Introns: Splicing mysteries and evolution’s secret code

Although the participation of spliceosomes is almost always required for intron removal, a few types of genes have self-splicing RNA introns.

Introns: Splicing mysteries and evolution’s secret code

Photo:SNS

Although the participation of spliceosomes is almost always required for intron removal, a few types of genes have self-splicing RNA introns. The RNA transcript of such a gene can carry out the entire process of RNA splicing in the absence of any protein (for example, in a test tube); the intron RNA itself catalyses the process.

There are two classes of introns in which the intron RNA can function as a ribozyme to catalyse its own removal. The first class, called Group I introns, are present in the mitochondrial genome of fungi (e.g., yeast) in rRNA genes and in genes coding for components of the electron transport system; they also occur in plant mitochondrial genes, in some rRNA and tRNA genes of chloroplasts, in nuclear rRNA genes of some unicellular eukaryotes, in some tRNA genes in bacteria, and in a few bacteriophage genes coding for rnRNAs. Group I RNA introns are excised in the form of linear RNA fragments.

Advertisement

In contrast, Group II introns are excised as lariats in which an adenine within the intron forms the branchpoint, just as in the spliceosome mechanism. Group II introns are found in some mitochondrial and chloroplast genes of plants and unicellular eukaryotes, and in the genomes of some archaea and bacteria. Biologists think that today’s prevailing splicing mechanism, based on spliceosomes, evolved from Group II introns, with the intron RNA’s catalytic role being taken over by the snRNA molecules of the spliceosome. Support for this idea has come from the discovery that protein-free RNA molecules isolated from spliceosomes are capable of catalysing a reaction that is closely related to the first step in the splicing reaction involving the branch-point adenine.

Advertisement

The burning question about introns is, why do nearly all genes in multicellular eukaryotes have them? Why do cells have so much DNA that seems to serve no coding function? Why, in generation after generation of cells, is so much energy invested in synthesising segments of DNA— and of RNA transcripts—that appear to serve no useful function and are destined only for the splicing scrap heap?

In fact, it is not true that introns never perform any functions of their own. In a few cases, intron RNAs are processed to yield functional products rather than being degraded. For example, some types of snoRNA (Small nucleolar RNAs)—whose role in guiding pre-rRNA methylation and cleavage are derived from introns that are first removed from pre-mRNA and then processed to form snoRNA. And in a few cases, introns are even translated into proteins.

But in spite of these exceptions, most introns are destroyed without serving any obvious function. One possible reason for such an apparently wasteful arrangement is that the presence of introns allows individual pre-mRNAs to be spliced in different ways, thereby generating several different mRNAs, and hence polypeptides, from the same gene. This phenomenon, called alternative RNA splicing, is made possible by the fact that individual splice sites can be either activated or skipped. As a result, a pre-mRNA molecule containing multiple introns may be spliced dozens or even hundreds of different ways. The ability to produce multiple mRNAs from a single gene may help to explain how the biological complexity of vertebrates is achieved without a major increase in the number of genes compared to simpler organisms (Humans have only about twice the number of genes as worms or flies). More than half of all human genes give rise to pre-mRNAs that are spliced in more than one way, allowing the roughly 30,000 human genes to produce mRNAs coding for more than 100,000 polypeptides.

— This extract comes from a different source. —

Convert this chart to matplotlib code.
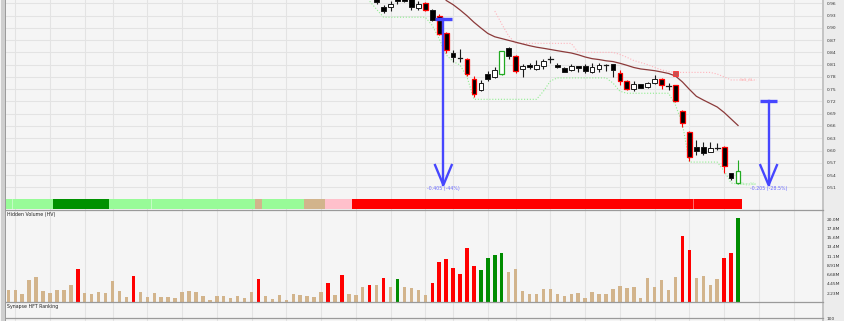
import matplotlib
matplotlib.use("Agg")
import matplotlib.pyplot as plt
from matplotlib.patches import Rectangle
from matplotlib.lines import Line2D

W, H = 845, 321
BG = "#f5f5f5"

# ---------------- data ----------------
n_bars = 106
candle_start = 53
opens = [0.980, 0.952, 0.9505, 0.978, 0.980, 0.975, 0.949, 0.960, 0.943, 0.930,
         0.887, 0.8383, 0.827, 0.8246, 0.776, 0.749, 0.7863, 0.7798, 0.786, 0.8505,
         0.831, 0.7985, 0.8100, 0.8002, 0.8066, 0.8226, 0.810, 0.8027, 0.796, 0.8066,
         0.8066, 0.792, 0.8002, 0.810, 0.8124, 0.7905, 0.770, 0.7515, 0.762, 0.7554,
         0.7652, 0.776, 0.757, 0.7593, 0.6968, 0.6456, 0.6076, 0.6076, 0.5954, 0.6066,
         0.6076, 0.5441, 0.5212]
highs = [0.985, 0.957, 0.965, 0.985, 0.985, 0.980, 0.965, 0.964, 0.945, 0.9344,
         0.8895, 0.8466, 0.849, 0.827, 0.7815, 0.7717, 0.7944, 0.8041, 0.8435, 0.852,
         0.8344, 0.8124, 0.8149, 0.8205, 0.8246, 0.831, 0.815, 0.8035, 0.8124, 0.807,
         0.8124, 0.815, 0.815, 0.8105, 0.8124, 0.796, 0.772, 0.770, 0.763, 0.767,
         0.784, 0.777, 0.7651, 0.761, 0.7002, 0.648, 0.6254, 0.6205, 0.6205, 0.6188,
         0.6107, 0.5441, 0.5766]
lows = [0.959, 0.936, 0.941, 0.958, 0.963, 0.9424, 0.9424, 0.941, 0.9163, 0.8815,
        0.8393, 0.8163, 0.8163, 0.7815, 0.731, 0.7456, 0.770, 0.7773, 0.785, 0.8246,
        0.7905, 0.7798, 0.800, 0.796, 0.8002, 0.815, 0.8017, 0.7915, 0.795, 0.792,
        0.790, 0.7905, 0.792, 0.7937, 0.7798, 0.7612, 0.7473, 0.7456, 0.753, 0.754,
        0.7637, 0.7515, 0.749, 0.7188, 0.6578, 0.5749, 0.5888, 0.5888, 0.5954, 0.601,
        0.5456, 0.5278, 0.518]
closes = [0.962, 0.941, 0.9588, 0.9655, 0.966, 0.9505, 0.9588, 0.944, 0.9198, 0.8856,
          0.8449, 0.8286, 0.827, 0.7863, 0.7376, 0.7651, 0.7741, 0.7978, 0.8424, 0.831,
          0.7937, 0.8066, 0.8042, 0.810, 0.818, 0.8226, 0.8042, 0.792, 0.8058, 0.8025,
          0.7944, 0.804, 0.810, 0.810, 0.7978, 0.770, 0.7515, 0.7637, 0.754, 0.766,
          0.776, 0.7612, 0.757, 0.7212, 0.6661, 0.5846, 0.5993, 0.5944, 0.6051, 0.6066,
          0.562, 0.532, 0.5498]
candle_marks = ["n", "n", "n", "n", "n", "n", "n", "r", "n", "r",
                "r", "n", "n", "r", "r", "n", "n", "n", "g", "n",
                "r", "n", "n", "n", "n", "n", "n", "n", "n", "n",
                "n", "n", "n", "n", "n", "r", "r", "n", "n", "n",
                "n", "r", "n", "r", "r", "r", "n", "n", "n", "n",
                "r", "n", "g"]
signal_idx = [96]
signal_val = [0.789]

ma_start = 63
ma_vals = [0.967, 0.9567, 0.9437, 0.9295, 0.9136, 0.8996, 0.8862, 0.8781, 0.8737, 0.8693,
           0.8649, 0.8605, 0.8563, 0.8527, 0.8500, 0.8471, 0.8441, 0.8412, 0.8385, 0.8341,
           0.8287, 0.8246, 0.8224, 0.8194, 0.8175, 0.8133, 0.8084, 0.8030, 0.7994, 0.7974,
           0.7952, 0.7920, 0.7884, 0.7822, 0.7676, 0.7495, 0.7326, 0.7235, 0.7150, 0.7064,
           0.6930, 0.6771, 0.6612]

buy_sl_start = 52
buy_sl = [0.965, 0.945, 0.926, 0.926, 0.926, 0.926, 0.926, 0.926, 0.926, 0.906,
          0.873, 0.834, 0.8176, 0.809, 0.780, 0.7252, 0.7252, 0.7252, 0.7252, 0.7252,
          0.7252, 0.7252, 0.7252, 0.7252, 0.7252, 0.745, 0.770, 0.7776, 0.7776, 0.7776,
          0.7776, 0.7776, 0.7776, 0.7776, 0.7776, 0.765, 0.745, 0.740, 0.740, 0.740,
          0.740, 0.740, 0.740, 0.740, 0.711, 0.665, 0.5717, 0.5717, 0.5717, 0.5717,
          0.5717, 0.550, 0.5205, 0.518]

sell_sl_start = 70
sell_sl = [0.941, 0.9094, 0.880, 0.862, 0.862, 0.862, 0.862, 0.862, 0.862, 0.862,
           0.862, 0.862, 0.840, 0.840, 0.840, 0.840, 0.840, 0.840, 0.835, 0.828,
           0.820, 0.815, 0.810, 0.803, 0.797, 0.793, 0.791, 0.791, 0.791, 0.791,
           0.791, 0.791, 0.787, 0.780, 0.7725, 0.7725]

volume_m = [2.92, 3.07, 2.04, 5.3, 6.1, 2.7, 2.27, 3.0, 2.9, 4.1,
            8.0, 2.35, 2.04, 2.43, 2.27, 5.07, 2.7, 1.24, 6.27, 2.43,
            1.32, 2.2, 1.32, 1.32, 1.08, 2.43, 2.68, 2.51, 1.56, 0.6,
            1.48, 1.48, 1.0, 1.56, 1.0, 2.51, 5.63, 1.48, 0.84, 1.8,
            0.6, 1.96, 1.8, 1.56, 1.24, 2.51, 4.67, 1.8, 6.5, 2.04,
            1.8, 3.7, 4.1, 4.1, 5.87, 3.7, 5.63, 3.63, 3.47, 3.07,
            1.8, 4.67, 9.7, 10.4, 8.2, 6.83, 13.0, 8.74, 7.7, 10.7,
            11.45, 11.86, 7.3, 8.0, 2.68, 1.96, 2.04, 3.3, 3.15, 2.04,
            1.56, 2.04, 2.2, 1.08, 2.51, 2.12, 1.96, 3.15, 3.95, 3.47,
            3.7, 1.0, 5.87, 3.63, 5.39, 3.0, 6.03, 16.0, 12.6, 5.95,
            6.35, 4.27, 5.55, 10.7, 11.9, 20.3]
volume_cls = (["t"] * 10 + ["r"] + ["t"] * 7 + ["r"] + ["t"] * 17 + ["r"] + ["t"] * 9
              + ["r"] + ["t"] + ["r"] + ["t"] * 3 + ["r"] + ["t"] + ["r"] + ["t"] + ["g"]
              + ["t"] * 4 + ["r"] * 7 + ["g"] * 4 + ["t"] * 25 + ["r"] * 2 + ["t"] * 4
              + ["r"] * 2 + ["g"])

strip_cls = (["lg"] * 7 + ["dg"] * 8 + ["lg"] * 21 + ["tan"] + ["lg"] * 6 + ["tan"] * 3
             + ["pk"] * 4 + ["r"] * 56)

price_ticks = [0.51, 0.54, 0.57, 0.60, 0.63, 0.66, 0.69, 0.72, 0.75, 0.78,
               0.81, 0.84, 0.87, 0.90, 0.93, 0.96]
vol_max_m = 22.28
vol_tick_labels = ["2.23M", "4.45M", "6.68M", "8.91M", "11.1M", "13.4M", "15.6M", "17.8M", "20.0M"]
grid_idx = [1, 6, 11, 15, 20, 25, 30, 35, 40, 45, 50, 55, 60, 64, 69, 73, 78, 83, 88, 93,
            98, 103, 108, 113]
strip_sep_idx = [0.5, 20.5, 98.5]

arrow_x = [62.6, 109.4]
arrow_top = [0.9205, 0.7203]
arrow_bottom = [0.5155, 0.5153]
arrow_text = ["-0.405 (-44%)", "-0.205 (-28.5%)"]

# ---------------- layout ----------------
fig = plt.figure(figsize=(W / 100, H / 100), dpi=100, facecolor=BG)

X0, X1 = 6, 822
SLOT = 6.95
FIRST = 8.3
XLIM = ((X0 - FIRST) / SLOT, (X1 - FIRST) / SLOT)


def px_axes(y0, y1):
    ax = fig.add_axes([X0 / W, 1 - y1 / H, (X1 - X0) / W, (y1 - y0) / H])
    ax.set_facecolor(BG)
    for s in ax.spines.values():
        s.set_visible(False)
    ax.set_xlim(*XLIM)
    ax.set_xticks([])
    ax.tick_params(axis="y", length=0, pad=3.5, labelsize=3.2, labelcolor="#333333",
                   left=False, right=False, labelleft=False, labelright=True)
    return ax


GRID = "#e3e3e3"
ax = px_axes(0, 198)
axs = px_axes(198, 210)
axv = px_axes(210, 302.3)
axh = px_axes(302.3, 321)

for a in (ax, axs, axv, axh):
    for g in grid_idx:
        a.axvline(g, color=GRID, lw=0.8, zorder=0)

# ---------------- main price panel ----------------
p_per_px = (0.96 - 0.51) / (187.3 - 3.3)
ax.set_ylim(0.51 - (198 - 187.3) * p_per_px, 0.51 + 187.3 * p_per_px)
ax.set_yticks(price_ticks)
ax.set_yticklabels([f"{t:.2f}" for t in price_ticks])
for t in price_ticks:
    ax.axhline(t, color=GRID, lw=0.8, zorder=0)

bw = 0.68
for k in range(len(opens)):
    i = candle_start + k
    o, hi, lo, c, m = opens[k], highs[k], lows[k], closes[k], candle_marks[k]
    edge = {"r": "#ff0000", "g": "#22aa22", "n": "#1a1a1a"}[m]
    wick = edge
    ax.plot([i, i], [lo, hi], color=wick, lw=0.8, zorder=2, solid_capstyle="butt")
    if abs(c - o) < 1e-9:
        ax.plot([i - bw / 2, i + bw / 2], [o, o], color=edge, lw=0.9, zorder=3)
    else:
        fill = "#000000" if c < o else "#ffffff"
        ax.add_patch(Rectangle((i - bw / 2, min(o, c)), bw, abs(c - o), facecolor=fill,
                               edgecolor=edge, lw=0.9 if m != "n" else 0.7, zorder=3))

for i, v in zip(signal_idx, signal_val):
    ax.add_patch(Rectangle((i - 0.3, v - 0.006), 0.6, 0.012, facecolor="#c85050",
                           edgecolor="#ff3030", lw=0.6, zorder=4))

ax.plot(range(ma_start, ma_start + len(ma_vals)), ma_vals, color="#8b3a3a", lw=0.9, zorder=3)

ext = 2.7
bx = list(range(buy_sl_start, buy_sl_start + len(buy_sl))) + [buy_sl_start + len(buy_sl) - 1 + ext]
ax.plot(bx, buy_sl + [buy_sl[-1]], color="#8fee8f", lw=0.8, ls=(0, (1, 1.6)), zorder=1)
sx = list(range(sell_sl_start, sell_sl_start + len(sell_sl))) + [sell_sl_start + len(sell_sl) - 1 + ext]
ax.plot(sx, sell_sl + [sell_sl[-1]], color="#ffb4bc", lw=0.8, ls=(0, (1, 1.6)), zorder=1)
ax.text(n_bars - 1 + 0.3, buy_sl[-1] - 0.001, "Buy_SL", fontsize=3.0, color="#b4f0b4",
        va="center", ha="left", zorder=1)
ax.text(n_bars - 1 + 0.3, sell_sl[-1] + 0.002, "Sell_SL", fontsize=3.0, color="#ffb4b4",
        va="center", ha="left", zorder=1)

BLUE = "#4646ff"
for x, top, bot, txt in zip(arrow_x, arrow_top, arrow_bottom, arrow_text):
    ax.plot([x - 1.27, x + 1.27], [top, top], color=BLUE, lw=2.4, solid_capstyle="butt", zorder=5)
    ax.plot([x, x], [top, bot], color=BLUE, lw=1.7, zorder=5)
    ax.plot([x - 1.2, x, x + 1.2], [bot + 20 * p_per_px, bot, bot + 20 * p_per_px],
            color=BLUE, lw=1.7, zorder=5, solid_joinstyle="miter")
    ax.text(x, bot - 9.5 * p_per_px / 2.5, txt, fontsize=3.4, color="#6a6aff",
            ha="center", va="center", zorder=5)

# ---------------- strip ----------------
axs.set_ylim(0, 1)
axs.set_yticks([])
scol = {"lg": "#98fb98", "dg": "#009100", "tan": "#d2b48c", "pk": "#ffc0cb", "r": "#ff0000"}
axs.bar(range(n_bars), [0.8] * n_bars, bottom=0.11, width=1.0,
        color=[scol[c] for c in strip_cls], linewidth=0, zorder=2)
for s in strip_sep_idx:
    axs.plot([s, s], [0.11, 0.91], color="white", lw=0.5, alpha=0.6, zorder=3)

# ---------------- volume ----------------
axv.set_ylim(0, vol_max_m)
axv.set_yticks([vol_max_m * k / 10 for k in range(1, 10)])
axv.set_yticklabels(vol_tick_labels)
vcol = {"t": "#d2b48c", "r": "#ff0000", "g": "#008c00"}
axv.bar(range(n_bars), volume_m, width=0.5, color=[vcol[c] for c in volume_cls],
        linewidth=0, zorder=2)
axv.text(0.0015, 0.955, "Hidden Volume (HV)", transform=axv.transAxes, fontsize=3.4,
         color="#222222", va="center", ha="left")

# ---------------- HFT ranking ----------------
axh.set_ylim(94.94, 130)
axh.set_yticks([100])
axh.set_yticklabels(["100"])
axh.text(0.0015, 0.79, "Synapse HFT Ranking", transform=axh.transAxes, fontsize=3.4,
         color="#222222", va="center", ha="left")

# ---------------- frame decorations (figure pixels) ----------------
def fx(x):
    return x / W


def fy(y):
    return 1 - y / H


fig.add_artist(Rectangle((fx(822), 0), fx(845 - 822), 1, transform=fig.transFigure,
                         facecolor="#ececec", edgecolor="none", zorder=-1))
fig.add_artist(Rectangle((fx(822), 0), fx(2.2), 1, transform=fig.transFigure,
                         facecolor="#c4c4c4", edgecolor="none", zorder=5))
fig.add_artist(Rectangle((fx(1), 0), fx(4), 1, transform=fig.transFigure,
                         facecolor="#cfcfcf", edgecolor="none", zorder=5))
fig.add_artist(Rectangle((fx(4.6), 0), fx(1.2), 1, transform=fig.transFigure,
                         facecolor="#9c9c9c", edgecolor="none", zorder=5))
for yy in (210, 302.3, 318.3):
    fig.add_artist(Line2D([fx(6), fx(823)], [fy(yy), fy(yy)], transform=fig.transFigure,
                          color="#9a9a9a", lw=0.9, zorder=5))

fig.savefig("out.png", dpi=100, facecolor=BG)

Another interesting role proposed for introns is an evolutionary one. It is possible that introns hasten the evolution of new and potentially useful proteins. This potential role is based on the discovery that exons often code for different functional regions of polypeptide chains, each of which can independently fold into a separate domain. For example, the three exons of the β-globin gene correspond to different structural and functional regions of the polypeptide. This kind of arrangement suggests that protein-coding genes with multiple exons may have been assembled during evolution from what were originally separate entities. Introns could be involved in two ways, both of which depend on the fact that introns provide long stretches of DNA where ‘incorrect’ genetic recombination can take place without harming coding sequences. First, crossing over within introns of different genes could lead to the creation of genes containing new combinations of exons—exon shuffling. Second, recombination within other combinations of introns could easily produce duplicates of particular exons within a single gene. These exons might continue as exact duplicates, or one might mutate to a sequence that produces a new activity in the polypeptide.

Many biologists believe that introns are actually relics of ancient unicellular organisms that were the ancestors of all of today’s organisms, both prokaryotes and eukaryotes. Some support for this idea has come from the discovery that introns are present in a few of the genes of archaea and bacteria. However, over billions of years, evolutionary pressure for a streamlined genome in such unicellular organisms may have led to the loss of most of the introns that were originally present.

The author is an associate professor (retd.) and former head of the department of botany at Ananda Mohan College.